Dubai’s successful bid to host the World Expo2020 is set to add an estimated 4.5 percentage points to GDP growth in the UAE amid forecasts an extra $10 billion of private sector cash will be injected into the GCC, a new report said.
However, the report by Qatar National Bank (QNB) also warned of potential risks of overheating the market and increases in debt as a result of holding big events such as the Expo and FIFA World Cup in Qatar in 2022 in such a small period of time.
Last month, Dubai beat off bids by cities in Russia, Brazil and Turkey to win the right to host the World Expo.
A report from HSBC estimated the event would attract $10 billion of private sector spending to cover all the costs of putting on the event – positively impacting consumption and investment growth and the jobs market, Trade Arabia News Service reported.
In 2020 itself, the Expo could attract up to 50 million visitors, based on the experience of previous events, providing a strong boost to tourism and consumption.
QNB Group said these factors should add an average 0.5 percentage points GDP growth annually in the run up to 2020 and an additional 1 percentage point in 2020 itself as an influx of people into the country boosted domestic demand.

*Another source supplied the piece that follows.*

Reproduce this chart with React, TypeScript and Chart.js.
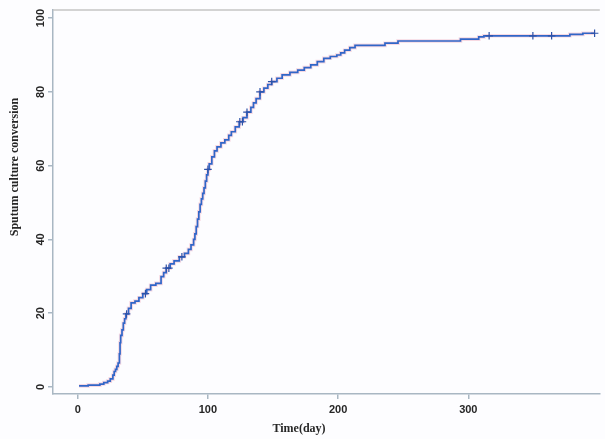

The Qatar lender also said that Dubai hoped to reap long-term benefits from the 2020 Expo by leveraging the event as a catalyst for economic transformation.
It said the hosting location at Dubai World Central, which is close to the new Al Maktoum International Airport and Jebel Ali port, could become a strategic location for business and trade, leading to the creation of permanent jobs and communities and “a new era of growth for the UAE based on the development of human talent”.
The increase in activity in the UAE should lead to spillover economic benefits to the rest of the region, sustaining jobs and economic growth in the GCC, it said.
However, the report warned extra demand generated in the GCC infrastructure sector could create pressures on regional supply chains, driving up the cost of raw materials and fueling real estate and asset-price bubbles.
A higher cost of living could also erode the competitiveness of these economies, it said.